At the insistence of long time lyricist, Bernie Taupin, Elton decided to go back to basics and work with Taupin full time since 1976's Blue Moves. And, just as important, Elton reunited with the core of his backing band of the early 70s: Dee Murray, Nigel Olsson and Davey Johnstone. This dynamic trio never sounded so good and they easily capture the romance and aura of the sound that made so many of Elton's early albums classics. Bernie Taupin also wrote lyrics with meaning and depth. He and Elton have always been better together than writing with other artists.
From the opening chords of the first track, Cold As Christmas, listeners are in for a treat. Elton's haunting vocal, coupled with the incredible backing vocals of the band, take the listener on a story of an elderly couple whose romantic flame as burned out.
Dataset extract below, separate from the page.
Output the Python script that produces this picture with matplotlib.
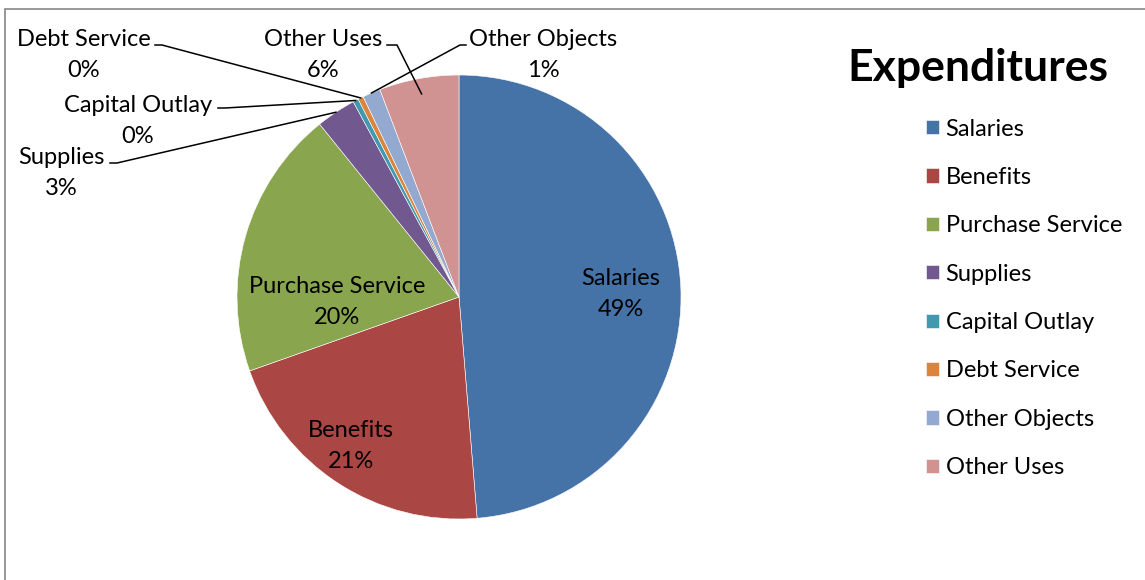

Then, as if on cue, Elton cuts right to the next song, I'm Still Standing and you can almost hear him saying: "Liked the first song? I knew you would. I'm back so take notice!" The transition is a bit jarring, but hey, he was feeling frisky and that's a great thing.
From there, the album slowly builds. The synthesizers are heavy (it's 1983 afterall) but they never intrude. They supplement the melody and reinforce Elton staying with the times. The title track should have been a single as it went over big on the tour that followed. I Guess That's Why They Call It The Blues remains an instant Elton classic with it's overtly sentimental lyric about pining for a love one. Stevie Wonder's express and sweet harmonic solo only add to the songs' nice touches. Elton and the band deliver a rock solid effort on this one.